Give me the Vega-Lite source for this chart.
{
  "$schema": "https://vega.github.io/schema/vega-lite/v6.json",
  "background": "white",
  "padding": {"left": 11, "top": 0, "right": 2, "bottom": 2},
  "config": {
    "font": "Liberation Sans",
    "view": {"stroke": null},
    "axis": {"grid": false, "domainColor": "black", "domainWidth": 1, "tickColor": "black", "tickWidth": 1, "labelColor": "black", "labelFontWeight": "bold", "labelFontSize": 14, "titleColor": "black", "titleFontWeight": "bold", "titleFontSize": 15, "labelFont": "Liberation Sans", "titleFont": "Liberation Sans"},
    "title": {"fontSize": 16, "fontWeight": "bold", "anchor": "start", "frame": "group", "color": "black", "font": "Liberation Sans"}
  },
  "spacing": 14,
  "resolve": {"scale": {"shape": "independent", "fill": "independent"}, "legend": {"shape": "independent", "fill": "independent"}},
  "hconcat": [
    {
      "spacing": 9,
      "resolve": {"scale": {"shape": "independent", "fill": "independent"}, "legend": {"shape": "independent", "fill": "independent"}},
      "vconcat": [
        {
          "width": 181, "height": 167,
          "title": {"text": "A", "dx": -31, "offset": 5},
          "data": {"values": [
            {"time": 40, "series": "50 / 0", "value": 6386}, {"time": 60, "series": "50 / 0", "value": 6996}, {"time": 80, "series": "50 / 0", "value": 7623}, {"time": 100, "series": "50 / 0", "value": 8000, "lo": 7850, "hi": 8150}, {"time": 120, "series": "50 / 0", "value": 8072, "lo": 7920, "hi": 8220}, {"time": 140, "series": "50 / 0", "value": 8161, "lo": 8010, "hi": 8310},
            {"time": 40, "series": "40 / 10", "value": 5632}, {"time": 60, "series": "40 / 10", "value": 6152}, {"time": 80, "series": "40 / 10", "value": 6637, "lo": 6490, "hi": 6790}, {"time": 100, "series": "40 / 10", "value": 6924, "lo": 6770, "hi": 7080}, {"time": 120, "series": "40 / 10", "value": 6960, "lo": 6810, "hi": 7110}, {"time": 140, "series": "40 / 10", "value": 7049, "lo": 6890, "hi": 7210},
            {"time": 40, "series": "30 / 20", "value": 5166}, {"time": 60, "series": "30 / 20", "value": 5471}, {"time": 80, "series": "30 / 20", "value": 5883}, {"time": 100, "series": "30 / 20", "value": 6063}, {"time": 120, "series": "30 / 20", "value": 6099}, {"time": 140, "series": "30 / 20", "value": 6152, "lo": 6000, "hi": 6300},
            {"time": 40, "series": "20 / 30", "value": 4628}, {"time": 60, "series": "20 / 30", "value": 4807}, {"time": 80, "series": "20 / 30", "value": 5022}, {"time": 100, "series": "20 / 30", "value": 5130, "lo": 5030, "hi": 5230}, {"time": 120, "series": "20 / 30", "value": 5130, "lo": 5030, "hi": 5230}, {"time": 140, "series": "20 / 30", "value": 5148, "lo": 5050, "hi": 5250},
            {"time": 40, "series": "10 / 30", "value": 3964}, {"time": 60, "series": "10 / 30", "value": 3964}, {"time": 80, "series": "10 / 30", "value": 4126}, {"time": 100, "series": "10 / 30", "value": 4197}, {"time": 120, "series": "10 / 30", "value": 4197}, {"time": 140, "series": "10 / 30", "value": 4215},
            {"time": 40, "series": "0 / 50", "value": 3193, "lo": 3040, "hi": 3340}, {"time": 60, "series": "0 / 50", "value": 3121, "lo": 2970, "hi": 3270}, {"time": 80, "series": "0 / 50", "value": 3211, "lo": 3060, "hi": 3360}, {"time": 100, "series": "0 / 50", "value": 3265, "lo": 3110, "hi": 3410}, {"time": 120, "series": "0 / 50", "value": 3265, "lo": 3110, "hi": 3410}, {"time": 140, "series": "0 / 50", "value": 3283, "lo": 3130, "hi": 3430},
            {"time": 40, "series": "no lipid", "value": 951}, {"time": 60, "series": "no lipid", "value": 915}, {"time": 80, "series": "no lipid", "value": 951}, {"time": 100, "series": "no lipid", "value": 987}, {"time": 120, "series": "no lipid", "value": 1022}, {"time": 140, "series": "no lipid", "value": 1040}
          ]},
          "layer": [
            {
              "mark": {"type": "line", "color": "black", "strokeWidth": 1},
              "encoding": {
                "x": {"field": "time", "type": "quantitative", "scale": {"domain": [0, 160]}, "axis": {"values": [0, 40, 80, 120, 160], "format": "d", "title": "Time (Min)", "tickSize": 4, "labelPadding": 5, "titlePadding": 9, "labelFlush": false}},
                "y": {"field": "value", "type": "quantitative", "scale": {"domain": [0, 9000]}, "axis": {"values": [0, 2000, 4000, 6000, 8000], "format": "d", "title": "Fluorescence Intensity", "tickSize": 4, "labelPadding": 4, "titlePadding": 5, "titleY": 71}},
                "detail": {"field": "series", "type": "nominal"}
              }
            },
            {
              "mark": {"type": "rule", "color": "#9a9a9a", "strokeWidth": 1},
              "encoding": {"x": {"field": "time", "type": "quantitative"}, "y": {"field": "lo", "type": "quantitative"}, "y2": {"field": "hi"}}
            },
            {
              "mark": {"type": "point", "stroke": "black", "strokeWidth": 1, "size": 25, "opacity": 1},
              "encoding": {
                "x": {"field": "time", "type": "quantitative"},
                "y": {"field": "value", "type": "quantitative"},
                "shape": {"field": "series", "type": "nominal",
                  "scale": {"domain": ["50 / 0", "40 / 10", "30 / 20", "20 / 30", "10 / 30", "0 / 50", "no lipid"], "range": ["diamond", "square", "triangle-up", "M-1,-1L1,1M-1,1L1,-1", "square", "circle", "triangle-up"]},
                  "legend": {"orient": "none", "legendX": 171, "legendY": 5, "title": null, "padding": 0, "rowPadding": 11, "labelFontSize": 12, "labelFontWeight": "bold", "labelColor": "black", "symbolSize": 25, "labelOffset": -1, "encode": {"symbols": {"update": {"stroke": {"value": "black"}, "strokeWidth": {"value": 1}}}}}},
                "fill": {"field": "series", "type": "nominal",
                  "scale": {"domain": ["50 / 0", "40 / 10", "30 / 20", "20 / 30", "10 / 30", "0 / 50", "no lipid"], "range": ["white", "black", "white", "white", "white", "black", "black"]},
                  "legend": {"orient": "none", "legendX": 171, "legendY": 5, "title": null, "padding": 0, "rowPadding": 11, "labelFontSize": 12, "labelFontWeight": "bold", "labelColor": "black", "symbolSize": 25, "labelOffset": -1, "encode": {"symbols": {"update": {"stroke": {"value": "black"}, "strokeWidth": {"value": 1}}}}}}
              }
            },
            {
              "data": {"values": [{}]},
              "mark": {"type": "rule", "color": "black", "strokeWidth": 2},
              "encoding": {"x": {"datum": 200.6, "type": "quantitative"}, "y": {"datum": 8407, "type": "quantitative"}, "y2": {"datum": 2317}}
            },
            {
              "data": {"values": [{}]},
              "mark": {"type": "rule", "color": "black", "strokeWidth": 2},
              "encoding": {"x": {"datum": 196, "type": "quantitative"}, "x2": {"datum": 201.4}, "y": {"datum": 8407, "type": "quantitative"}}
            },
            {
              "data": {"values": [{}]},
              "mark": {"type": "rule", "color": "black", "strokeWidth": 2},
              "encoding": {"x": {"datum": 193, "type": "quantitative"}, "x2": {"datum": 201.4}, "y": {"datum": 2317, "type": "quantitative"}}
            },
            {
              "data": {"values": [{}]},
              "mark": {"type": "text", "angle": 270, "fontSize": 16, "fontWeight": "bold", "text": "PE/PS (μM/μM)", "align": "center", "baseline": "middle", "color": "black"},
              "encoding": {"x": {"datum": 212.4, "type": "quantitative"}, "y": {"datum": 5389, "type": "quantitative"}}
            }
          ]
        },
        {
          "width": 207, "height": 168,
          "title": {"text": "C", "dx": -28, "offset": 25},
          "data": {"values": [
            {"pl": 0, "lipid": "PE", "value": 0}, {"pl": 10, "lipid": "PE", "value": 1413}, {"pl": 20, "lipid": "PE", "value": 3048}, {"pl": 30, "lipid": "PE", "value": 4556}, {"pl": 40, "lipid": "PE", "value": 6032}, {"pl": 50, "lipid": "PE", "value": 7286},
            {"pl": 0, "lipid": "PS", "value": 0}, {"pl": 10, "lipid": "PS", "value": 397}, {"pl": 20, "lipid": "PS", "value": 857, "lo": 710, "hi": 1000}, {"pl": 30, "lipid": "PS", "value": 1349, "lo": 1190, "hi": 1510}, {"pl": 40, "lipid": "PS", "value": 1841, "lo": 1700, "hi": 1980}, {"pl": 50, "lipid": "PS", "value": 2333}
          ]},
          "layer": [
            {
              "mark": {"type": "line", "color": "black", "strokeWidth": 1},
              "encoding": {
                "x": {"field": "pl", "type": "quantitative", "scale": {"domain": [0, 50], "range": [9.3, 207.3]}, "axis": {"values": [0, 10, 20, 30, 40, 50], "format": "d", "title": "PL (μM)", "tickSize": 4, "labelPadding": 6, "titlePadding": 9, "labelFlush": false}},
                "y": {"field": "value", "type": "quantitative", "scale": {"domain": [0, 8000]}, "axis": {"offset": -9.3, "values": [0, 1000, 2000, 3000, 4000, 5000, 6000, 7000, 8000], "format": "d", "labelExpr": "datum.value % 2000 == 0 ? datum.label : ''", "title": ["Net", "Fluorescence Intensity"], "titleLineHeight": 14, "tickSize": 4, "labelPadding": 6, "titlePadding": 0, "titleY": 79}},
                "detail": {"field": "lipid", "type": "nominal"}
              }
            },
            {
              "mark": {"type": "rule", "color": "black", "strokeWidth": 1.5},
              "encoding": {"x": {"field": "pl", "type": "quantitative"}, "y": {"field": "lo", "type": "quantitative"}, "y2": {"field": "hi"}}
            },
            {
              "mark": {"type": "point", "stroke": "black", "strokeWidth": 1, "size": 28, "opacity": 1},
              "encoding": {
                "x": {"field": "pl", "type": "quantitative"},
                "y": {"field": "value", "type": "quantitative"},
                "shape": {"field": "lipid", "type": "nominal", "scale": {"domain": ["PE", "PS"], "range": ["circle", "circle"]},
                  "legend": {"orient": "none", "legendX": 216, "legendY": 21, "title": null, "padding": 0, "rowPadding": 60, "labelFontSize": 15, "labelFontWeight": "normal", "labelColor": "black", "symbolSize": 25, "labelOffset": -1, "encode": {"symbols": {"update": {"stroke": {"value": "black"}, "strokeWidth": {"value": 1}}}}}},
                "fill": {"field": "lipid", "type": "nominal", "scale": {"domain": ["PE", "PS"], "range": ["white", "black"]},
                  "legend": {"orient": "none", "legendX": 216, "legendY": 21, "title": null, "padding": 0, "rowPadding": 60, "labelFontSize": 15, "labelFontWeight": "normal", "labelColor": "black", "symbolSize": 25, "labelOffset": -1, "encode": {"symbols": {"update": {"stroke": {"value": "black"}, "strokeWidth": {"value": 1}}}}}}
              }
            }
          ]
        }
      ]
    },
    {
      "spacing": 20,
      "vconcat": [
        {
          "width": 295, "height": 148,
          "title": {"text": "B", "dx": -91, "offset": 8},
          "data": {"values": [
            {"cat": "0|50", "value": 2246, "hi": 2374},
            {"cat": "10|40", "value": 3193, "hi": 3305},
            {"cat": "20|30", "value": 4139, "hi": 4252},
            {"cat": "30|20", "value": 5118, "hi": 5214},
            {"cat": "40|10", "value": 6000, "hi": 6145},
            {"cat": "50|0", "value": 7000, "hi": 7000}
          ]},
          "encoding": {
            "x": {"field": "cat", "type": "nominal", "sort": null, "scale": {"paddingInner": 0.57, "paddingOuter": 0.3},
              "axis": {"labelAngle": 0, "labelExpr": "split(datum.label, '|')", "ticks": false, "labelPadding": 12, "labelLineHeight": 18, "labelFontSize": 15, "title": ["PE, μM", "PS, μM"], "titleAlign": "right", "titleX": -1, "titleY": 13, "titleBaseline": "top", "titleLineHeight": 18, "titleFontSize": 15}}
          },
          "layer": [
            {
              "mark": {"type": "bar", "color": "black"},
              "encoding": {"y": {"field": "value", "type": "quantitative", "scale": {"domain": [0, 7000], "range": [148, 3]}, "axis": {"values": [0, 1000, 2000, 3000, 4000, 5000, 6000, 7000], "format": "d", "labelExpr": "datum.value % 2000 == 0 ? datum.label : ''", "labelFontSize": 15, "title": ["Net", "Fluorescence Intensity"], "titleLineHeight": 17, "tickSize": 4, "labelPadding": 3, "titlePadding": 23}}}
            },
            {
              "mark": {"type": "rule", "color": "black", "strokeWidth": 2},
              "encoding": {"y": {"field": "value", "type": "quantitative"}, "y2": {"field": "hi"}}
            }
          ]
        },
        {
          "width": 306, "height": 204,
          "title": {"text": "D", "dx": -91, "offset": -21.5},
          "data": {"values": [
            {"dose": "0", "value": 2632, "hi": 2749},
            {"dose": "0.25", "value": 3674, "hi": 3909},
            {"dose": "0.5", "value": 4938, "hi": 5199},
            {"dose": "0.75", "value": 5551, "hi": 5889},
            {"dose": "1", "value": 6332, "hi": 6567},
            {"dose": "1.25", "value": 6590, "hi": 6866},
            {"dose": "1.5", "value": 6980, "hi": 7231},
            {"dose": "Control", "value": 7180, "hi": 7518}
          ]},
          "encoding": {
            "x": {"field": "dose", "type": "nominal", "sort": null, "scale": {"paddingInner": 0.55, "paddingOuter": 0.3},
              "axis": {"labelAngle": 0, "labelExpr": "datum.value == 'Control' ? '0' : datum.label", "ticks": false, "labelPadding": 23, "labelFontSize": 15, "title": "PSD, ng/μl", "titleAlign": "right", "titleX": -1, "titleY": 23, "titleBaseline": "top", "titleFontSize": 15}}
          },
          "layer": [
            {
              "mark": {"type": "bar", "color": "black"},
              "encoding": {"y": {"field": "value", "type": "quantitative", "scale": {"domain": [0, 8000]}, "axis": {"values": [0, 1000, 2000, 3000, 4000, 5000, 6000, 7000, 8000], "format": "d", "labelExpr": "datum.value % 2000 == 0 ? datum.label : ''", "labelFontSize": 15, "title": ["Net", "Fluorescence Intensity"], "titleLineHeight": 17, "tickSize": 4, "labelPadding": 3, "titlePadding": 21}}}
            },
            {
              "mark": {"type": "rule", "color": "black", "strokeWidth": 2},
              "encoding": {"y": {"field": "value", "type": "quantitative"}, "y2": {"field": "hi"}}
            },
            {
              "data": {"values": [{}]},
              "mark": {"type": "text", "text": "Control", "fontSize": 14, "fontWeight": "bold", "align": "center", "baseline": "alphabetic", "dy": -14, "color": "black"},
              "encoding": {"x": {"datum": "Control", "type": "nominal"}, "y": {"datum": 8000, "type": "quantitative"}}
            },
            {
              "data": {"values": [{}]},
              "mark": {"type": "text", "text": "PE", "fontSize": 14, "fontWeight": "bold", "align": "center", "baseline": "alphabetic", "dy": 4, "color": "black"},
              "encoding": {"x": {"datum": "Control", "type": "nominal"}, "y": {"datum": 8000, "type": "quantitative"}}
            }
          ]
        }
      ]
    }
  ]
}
...
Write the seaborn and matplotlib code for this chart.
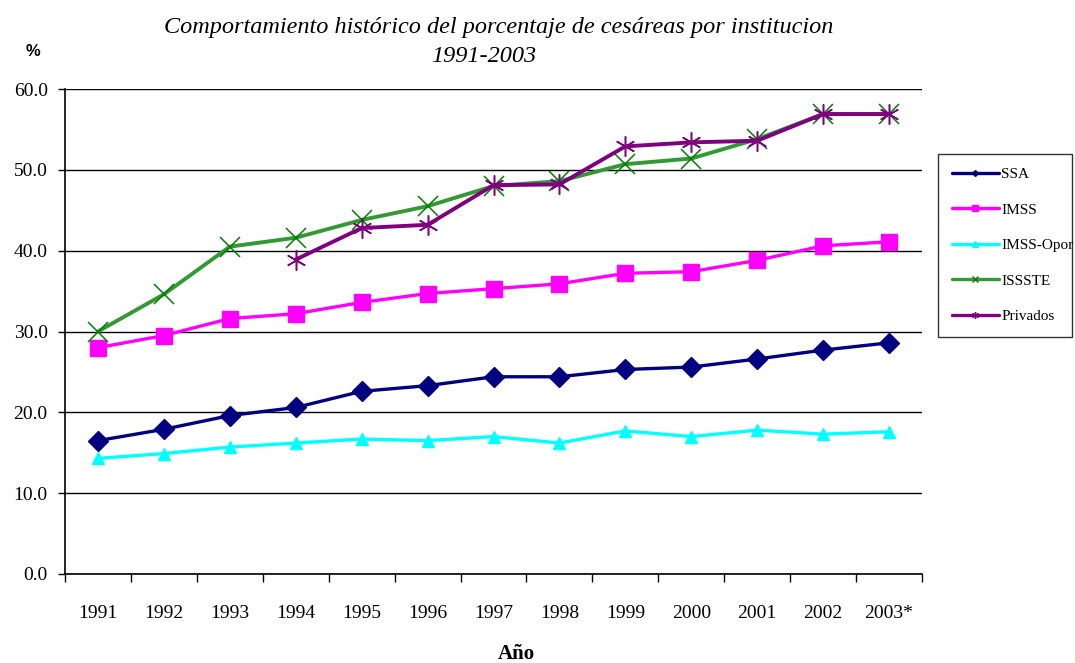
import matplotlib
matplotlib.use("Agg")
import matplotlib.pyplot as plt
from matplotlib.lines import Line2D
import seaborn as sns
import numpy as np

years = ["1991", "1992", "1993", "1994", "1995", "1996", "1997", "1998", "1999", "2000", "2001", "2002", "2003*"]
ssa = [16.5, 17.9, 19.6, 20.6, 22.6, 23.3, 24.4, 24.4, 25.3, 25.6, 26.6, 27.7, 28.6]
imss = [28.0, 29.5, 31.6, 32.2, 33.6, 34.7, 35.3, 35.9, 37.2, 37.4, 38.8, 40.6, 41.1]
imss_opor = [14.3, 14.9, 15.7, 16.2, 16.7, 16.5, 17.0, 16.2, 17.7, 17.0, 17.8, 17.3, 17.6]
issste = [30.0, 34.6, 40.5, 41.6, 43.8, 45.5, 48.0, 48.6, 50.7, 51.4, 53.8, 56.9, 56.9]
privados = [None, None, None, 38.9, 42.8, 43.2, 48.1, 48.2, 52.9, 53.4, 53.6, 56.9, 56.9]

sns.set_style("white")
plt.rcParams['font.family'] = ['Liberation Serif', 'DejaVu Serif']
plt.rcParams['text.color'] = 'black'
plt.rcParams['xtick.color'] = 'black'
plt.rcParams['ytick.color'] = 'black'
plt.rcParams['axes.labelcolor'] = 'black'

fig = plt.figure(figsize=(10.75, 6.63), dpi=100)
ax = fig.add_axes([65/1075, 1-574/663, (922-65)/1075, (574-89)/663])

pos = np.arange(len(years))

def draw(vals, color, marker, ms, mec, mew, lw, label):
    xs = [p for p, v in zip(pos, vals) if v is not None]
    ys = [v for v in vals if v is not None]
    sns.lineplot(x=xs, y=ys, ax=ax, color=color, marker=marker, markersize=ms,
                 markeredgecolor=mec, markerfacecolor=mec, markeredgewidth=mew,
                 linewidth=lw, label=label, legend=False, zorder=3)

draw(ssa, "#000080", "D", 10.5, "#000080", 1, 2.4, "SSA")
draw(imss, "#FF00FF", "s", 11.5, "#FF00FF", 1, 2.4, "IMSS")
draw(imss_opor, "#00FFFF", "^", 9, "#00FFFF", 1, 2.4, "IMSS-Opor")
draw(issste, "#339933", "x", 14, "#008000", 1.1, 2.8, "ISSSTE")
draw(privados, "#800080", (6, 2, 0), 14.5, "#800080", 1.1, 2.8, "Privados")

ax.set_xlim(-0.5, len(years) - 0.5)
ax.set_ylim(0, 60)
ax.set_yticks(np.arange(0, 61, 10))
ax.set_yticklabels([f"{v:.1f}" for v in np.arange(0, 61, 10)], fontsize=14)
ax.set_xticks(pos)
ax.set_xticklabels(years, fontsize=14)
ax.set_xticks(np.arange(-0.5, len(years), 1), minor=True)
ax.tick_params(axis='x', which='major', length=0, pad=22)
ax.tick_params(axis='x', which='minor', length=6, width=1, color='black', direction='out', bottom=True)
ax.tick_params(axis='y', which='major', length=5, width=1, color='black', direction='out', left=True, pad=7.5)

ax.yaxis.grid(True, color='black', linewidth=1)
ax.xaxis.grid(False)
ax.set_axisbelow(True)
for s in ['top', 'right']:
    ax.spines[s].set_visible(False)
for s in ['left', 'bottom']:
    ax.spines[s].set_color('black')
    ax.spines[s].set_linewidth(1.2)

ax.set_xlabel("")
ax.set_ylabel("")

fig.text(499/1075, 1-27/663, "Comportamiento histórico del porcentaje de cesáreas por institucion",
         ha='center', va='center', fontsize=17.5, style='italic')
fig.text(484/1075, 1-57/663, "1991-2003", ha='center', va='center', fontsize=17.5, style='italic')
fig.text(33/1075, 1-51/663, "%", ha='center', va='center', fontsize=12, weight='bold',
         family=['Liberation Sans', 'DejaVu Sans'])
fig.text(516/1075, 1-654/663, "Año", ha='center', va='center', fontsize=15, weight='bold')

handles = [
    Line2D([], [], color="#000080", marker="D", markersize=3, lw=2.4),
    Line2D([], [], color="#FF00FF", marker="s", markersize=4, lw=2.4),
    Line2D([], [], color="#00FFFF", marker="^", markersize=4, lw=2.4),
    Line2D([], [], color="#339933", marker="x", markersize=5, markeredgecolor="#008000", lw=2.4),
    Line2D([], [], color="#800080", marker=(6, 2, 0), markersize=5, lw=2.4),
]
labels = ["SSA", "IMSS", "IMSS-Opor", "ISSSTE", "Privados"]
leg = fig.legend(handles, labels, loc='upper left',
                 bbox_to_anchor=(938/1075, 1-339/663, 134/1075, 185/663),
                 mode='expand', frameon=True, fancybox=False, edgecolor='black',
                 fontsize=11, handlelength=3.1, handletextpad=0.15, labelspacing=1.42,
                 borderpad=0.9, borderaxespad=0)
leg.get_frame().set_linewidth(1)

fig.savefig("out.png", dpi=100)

OBJECTIVE – Print the line above containing "Write the seaborn", the line containing "import numpy as np", and everything between them, exactly as written. Pictures stay out.

RESPONSE –
Write the seaborn and matplotlib code for this chart.
import matplotlib
matplotlib.use("Agg")
import matplotlib.pyplot as plt
from matplotlib.lines import Line2D
import seaborn as sns
import numpy as np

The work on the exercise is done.